Thermal Camera
February 14, 2021
The Spark:
I asked for a thermal camera sensor for my birthday so I could analyze electronic circuit hot-spots and also check my house for leaks.
After getting this Thermal Camera I decided to build a case and write firmware to control it.
The Things:
Supplies/Materials
- MLX90640 Thermal Camera board
- Teensy microcontroller
- Custom made circuit board
- MCUfriend LCD display
- 3D printed case
Tools Used
- Soldering iron
- Arduino IDE
- 3D Printer
The Process
Step 1
First Step
After getting the thermal camera the first step was to read the documentation on the sensor and see how other people had used it.

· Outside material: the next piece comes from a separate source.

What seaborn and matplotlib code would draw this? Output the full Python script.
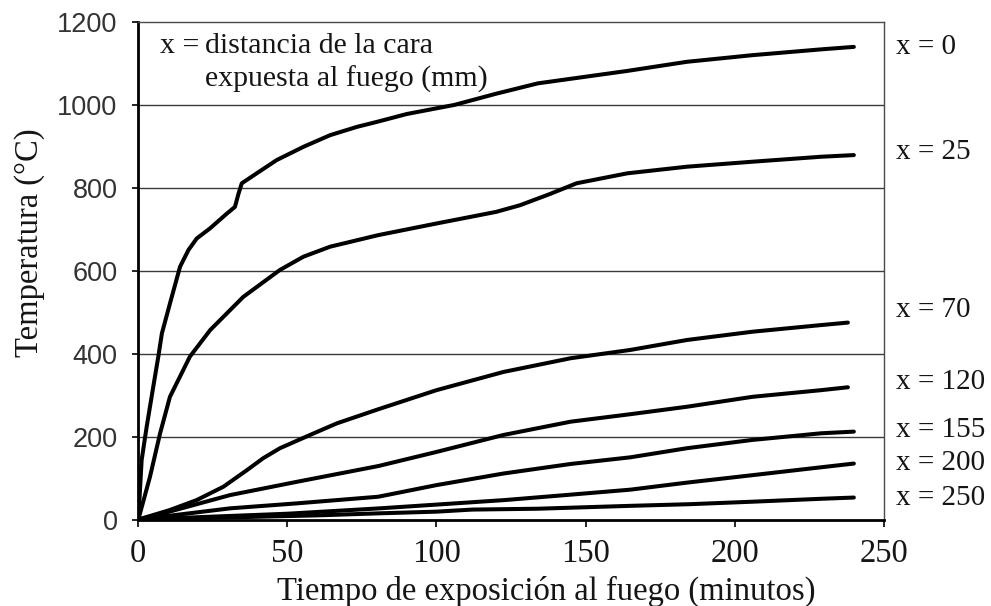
import matplotlib
matplotlib.use("Agg")
import matplotlib.pyplot as plt
import seaborn as sns
import pandas as pd

# Temperature profiles at several depths from the exposed face
depths = ["0", "25", "70", "120", "155", "200", "250"]

t_x0 = [0, 1.1, 2.8, 5.0, 6.7, 7.9, 10.6, 14, 16.8, 19.6, 24, 29.7, 32.4, 33.6, 34.7,
        39.7, 46.4, 55.4, 64.3, 73.3, 80.5, 90, 106, 120, 134, 150, 164, 184, 206, 229, 240]
T_x0 = [0, 143, 224, 320, 393, 449, 521, 610, 650, 678, 702, 738, 754, 786, 811,
        835, 867, 899, 927, 947, 960, 978, 1000, 1027, 1052, 1068, 1082, 1104, 1120, 1134, 1140]

t_x25 = [0, 3.9, 7.3, 10.6, 17.3, 24.1, 35.2, 47.5, 55.4, 64.3, 80.5, 100, 120, 128,
         138, 147, 164, 184, 206, 229, 240]
T_x25 = [0, 103, 208, 296, 393, 457, 537, 602, 634, 658, 686, 714, 742, 758,
         785, 811, 835, 851, 863, 875, 879]

t_x70 = [0, 10.6, 19.6, 28.5, 36.4, 41.9, 47.5, 57.6, 66.6, 80.5, 100, 122.5, 145,
         165, 184, 206, 229, 238]
T_x70 = [0, 23, 47, 79, 119, 148, 172, 204, 232, 266, 312, 356, 389,
         409, 433, 453, 469, 475]

t_x120 = [0, 8.4, 30.8, 53.2, 80.5, 100, 122.5, 145, 165, 184, 206, 229, 238]
T_x120 = [0, 15, 59, 91, 129, 163, 204, 236, 254, 272, 296, 312, 319]

t_x155 = [0, 30.8, 53.2, 80.5, 100, 122.5, 145, 165, 184, 206, 229, 240]
T_x155 = [0, 27, 39, 55, 83, 111, 134, 150, 172, 192, 208, 212]

t_x200 = [0, 50, 81, 100, 123, 145, 165, 184, 206, 229, 240]
T_x200 = [0, 14, 27, 36, 47, 60, 72, 89, 107, 126, 135]

t_x250 = [0, 60, 81, 100, 112, 133.7, 165, 185, 206, 229, 240]
T_x250 = [0, 10, 15, 19, 24, 26, 33, 37, 43, 50, 53]

times = [t_x0, t_x25, t_x70, t_x120, t_x155, t_x200, t_x250]
temps = [T_x0, T_x25, T_x70, T_x120, T_x155, T_x200, T_x250]

x_ticks = [0, 50, 100, 150, 200, 250]
y_ticks = [0, 200, 400, 600, 800, 1000, 1200]

# Vertical placement of the right-hand curve labels (°C)
label_y = [1139, 886, 505, 332, 216, 136, 52]

sns.set_theme(style="white")
serif = ["Liberation Serif", "DejaVu Serif"]
sans = ["Liberation Sans", "DejaVu Sans"]
plt.rcParams["font.family"] = serif
ink = "#151515"

frames = []
for d, t, T in zip(depths, times, temps):
    frames.append(pd.DataFrame({"t": t, "T": T, "depth": d}))
df = pd.concat(frames, ignore_index=True)

fig = plt.figure(figsize=(9.91, 6.06), dpi=100)
ax = fig.add_axes([0.1396, 0.1427, 0.8917 - 0.1396, 0.9637 - 0.1427])

for d in depths:
    sub = df[df["depth"] == d]
    sns.lineplot(data=sub, x="t", y="T", ax=ax, color="black", linewidth=2.9,
                 sort=False, estimator=None, legend=False,
                 solid_capstyle="round", solid_joinstyle="round")

ax.set_xlim(0, 250)
ax.set_ylim(0, 1200)
ax.set_xticks(x_ticks)
ax.set_yticks(y_ticks)
ax.set_xticklabels([str(v) for v in x_ticks], fontsize=23.5, color=ink, family=serif)
ax.set_yticklabels([str(v) for v in y_ticks], fontsize=19.5, color="#333333", family=sans)

for y in y_ticks[1:-1]:
    ax.axhline(y, color="#3a3a3a", linewidth=1.0, zorder=0)

for side in ["top", "right"]:
    ax.spines[side].set_color("#4a4a4a")
    ax.spines[side].set_linewidth(1.0)
for side in ["left", "bottom"]:
    ax.spines[side].set_color("black")
    ax.spines[side].set_linewidth(2.0)

ax.tick_params(axis="x", direction="out", length=5, width=1.2, color="black", pad=9,
               bottom=True)
ax.tick_params(axis="y", direction="out", length=4, width=1.2, color="black", pad=11,
               left=True)

ax.set_xlabel("Tiempo de exposición al fuego (minutos)", fontsize=23.5, color=ink)
ax.set_ylabel("Temperatura (°C)", fontsize=23.5, color=ink)
ax.xaxis.set_label_coords(0.547, -0.112)
ax.yaxis.set_label_coords(-0.125, 0.556)

# Key text inside the plot
ax.text(7.3, 1125, "x =", fontsize=21.5, color=ink, va="baseline", ha="left")
ax.text(22.4, 1125, "distancia de la cara", fontsize=21.5, color=ink,
        va="baseline", ha="left")
ax.text(22.4, 1043, "expuesta al fuego (mm)", fontsize=21.5, color=ink,
        va="baseline", ha="left")

for d, y in zip(depths, label_y):
    ax.text(254, y, f"x = {d}", fontsize=21, color=ink, va="center", ha="left",
            clip_on=False)

fig.savefig("out.png", dpi=100, facecolor="white")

I found helpful information at these sites:
Step 2
Second Step
In this step I prototyped the camera on a breadboard to see how it worked and to also provide a base for developing the firmware.
Note: The sensor is not shown in the photo - it is soldered into the final version of the camera.

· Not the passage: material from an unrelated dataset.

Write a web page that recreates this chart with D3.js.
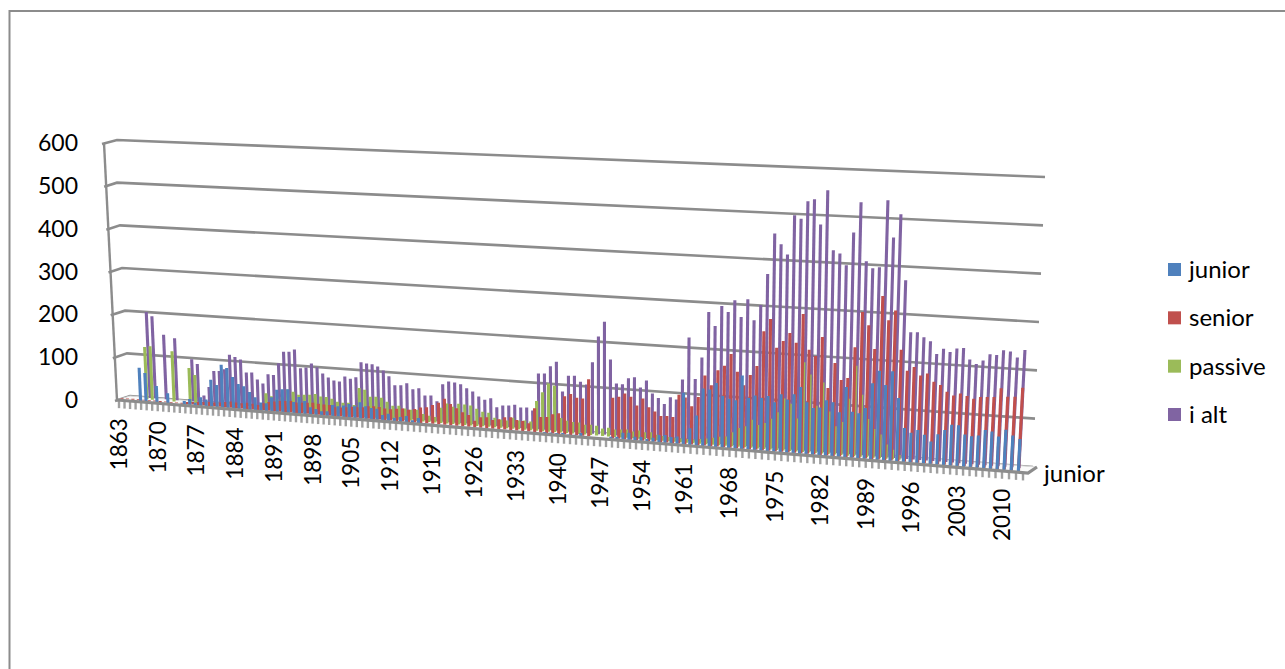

I started on an Arduino and using one of the firmware programs from online I was able to demonstrate the sensor by sending ASCII characters back to my PC, with different characters representing different temperatures. But, to utilize the full potential of the sensor something more powerful, and with more memory, than an Arduino was needed. The Teensy was recommended and I bought a Teensy 4.1 to use. A Teensy 4.0 would have been plenty, but in case I wanted to use it for something else later I got the 4.1 because of the extra pinouts it has.

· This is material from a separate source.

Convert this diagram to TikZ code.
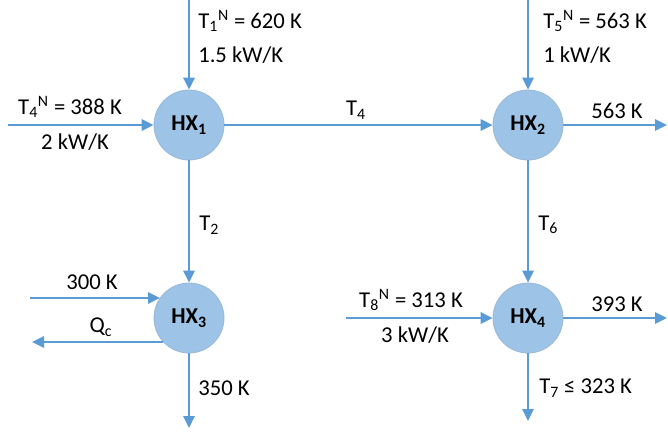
\documentclass[tikz,border=0pt]{standalone}
\usepackage{fontspec}
\setmainfont{Carlito}
\usetikzlibrary{arrows.meta}
\definecolor{streamblue}{RGB}{91,155,213}
\definecolor{hxblue}{RGB}{157,195,230}
\newcommand{\tin}[1]{T\textsubscript{#1}\textsuperscript{N}}

\begin{document}
\begin{tikzpicture}[
      x=0.75pt, y=-0.75pt,
      every node/.style={font=\fontsize{17}{20}\selectfont},
      hx/.style={circle, fill=hxblue, draw=hxblue!85!gray, line width=0.6pt,
                 minimum size=52.5pt, inner sep=0pt,
                 font=\fontsize{17}{20}\selectfont\bfseries},
      lbl/.style={inner sep=0pt},
      flow/.style={streamblue, line width=1.5pt,
                   -{Triangle[length=9pt,width=8.5pt]}},
      pipe/.style={streamblue, line width=1.5pt},
    ]
    \useasboundingbox (0,0) rectangle (668,432);

    % Heat exchangers
    \node[hx] (hx1) at (189,125) {HX\textsubscript{1}};
    \node[hx] (hx2) at (528,125) {HX\textsubscript{2}};
    \node[hx] (hx3) at (189,318) {HX\textsubscript{3}};
    \node[hx] (hx4) at (528,318) {HX\textsubscript{4}};

    % Free stream ends
    \coordinate (in1)  at (189,0);
    \coordinate (in4)  at (8,125);
    \coordinate (in5)  at (528,0);
    \coordinate (out5) at (667,125);
    \coordinate (cw)   at (30,298);
    \coordinate (qc)   at (32,342);
    \coordinate (out3) at (189,428);
    \coordinate (in8)  at (346,318);
    \coordinate (out8) at (667,318);
    \coordinate (out7) at (528,421);

    % Streams
    \draw[flow] (in1) -- (hx1);
    \draw[flow] (in4) -- (hx1);
    \draw[flow] (hx1) -- (hx2);
    \draw[flow] (in5) -- (hx2);
    \draw[flow] (hx2) -- (out5);
    \draw[flow] (hx1) -- (hx3);
    \draw[flow] (hx2) -- (hx4);
    \draw[flow] (cw) -- (cw -| hx3.145);
    \draw[flow] (qc -| hx3.223) -- (qc);
    \draw[flow] (hx3) -- (out3);
    \draw[flow] (in8) -- (hx4);
    \draw[flow] (hx4) -- (out8);
    \draw[flow] (hx4) -- (out7);

    % Labels
    \node[lbl, anchor=west] (t1)  at (198,21)  {\tin{1} = 620 K};
    \node[lbl, anchor=west] (c1)  at (198,55)  {1.5 kW/K};
    \node[lbl]              (t4n) at (70,107)  {\tin{4} = 388 K};
    \node[lbl]              (c4)  at (75,142)  {2 kW/K};
    \node[lbl]              (t4)  at (356,110) {T\textsubscript{4}};
    \node[lbl, anchor=west] (t5)  at (543,21)  {\tin{5} = 563 K};
    \node[lbl, anchor=west] (c5)  at (543,55)  {1 kW/K};
    \node[lbl]              (o5)  at (617,111) {563 K};
    \node[lbl, anchor=west] (t2)  at (199,225) {T\textsubscript{2}};
    \node[lbl, anchor=west] (t6)  at (538,225) {T\textsubscript{6}};
    \node[lbl]              (tcw) at (92,282)  {300 K};
    \node[lbl]              (tqc) at (101,327) {Q\textsubscript{c}};
    \node[lbl, anchor=west] (t3)  at (198,388) {350 K};
    \node[lbl]              (t8)  at (411,300) {\tin{8} = 313 K};
    \node[lbl]              (c8)  at (415,335) {3 kW/K};
    \node[lbl]              (o8)  at (617,304) {393 K};
    \node[lbl, anchor=west] (t7)  at (539,388) {T\textsubscript{7} ≤ 323 K};
  \end{tikzpicture}
\end{document}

Using the Teensy and an MCUfriend 320x240 pixel LCD display I was able to generate a full color display that clearly showed the different temperatures.
Step 3
Third Step
For this step I made a circuit board to mate all the electronic parts together. I was pretty sure the wires on the proto board would never stay in place if I tried to use the camera in prototype form!
Step 4
Fourth Step
Once I had the custom board I was able to solder the entire circuit into a single assembly. The thermal camera sensor is mounted on the back of the board, with the Teensy on the front of the board underneath the LCD. A knob on the left side rotates to highlight menu options and clicking the knob selects a menu item.
Step 4b
Fourth Step Continued
This photo shows the assembly from the other side.
Step 5
Fifth Step
The next step was to build a case to hold everything together and to make it easier to handle the camera. I printed the case in two parts - a main body that houses everything and a cover plate that goes over the top.
Step 6
Sixth Step
Put it all together in the case and turn it on! The photo shows the menu that appears after the preliminary splash screen and technical details. Clicking the button on the first menu item begins the thermal scan and display process.
You'll notice the cable coming out the side of the camera. It is a standard USB cable that connects to the battery pack underneath the camera. I decided to use an external USB power brick rather than put batteries inside the camera. This avoids needing to build a charging circuit into the camera and also eliminates the possibility of leaving batteries in the camera to go dead and rot. I can't say how many flashlights I've wrecked by leaving batteries in them too long! The external battery pack fits in a pocket, and alternatively, the camera could be plugged into any USB power socket.
Step 7
Seventh Step
Use it! Here's a demonstration showing it recognizing the temperature difference of my hand against a wooden door. You may notice the image is mirrored. That's because I had the LCD oriented the other way when I was looking at it during prototyping. This is easy to fix in firmware. That leads to:
What's Next?
- Flip the image in firmware
- Interpolate the temperatures for a smoother image. Right now every temperature valued is expanded to fill a 10 pixel by 10 pixel area on the screen
- Check for those leaks in my house - once the snow melts enough I can get near the foundation!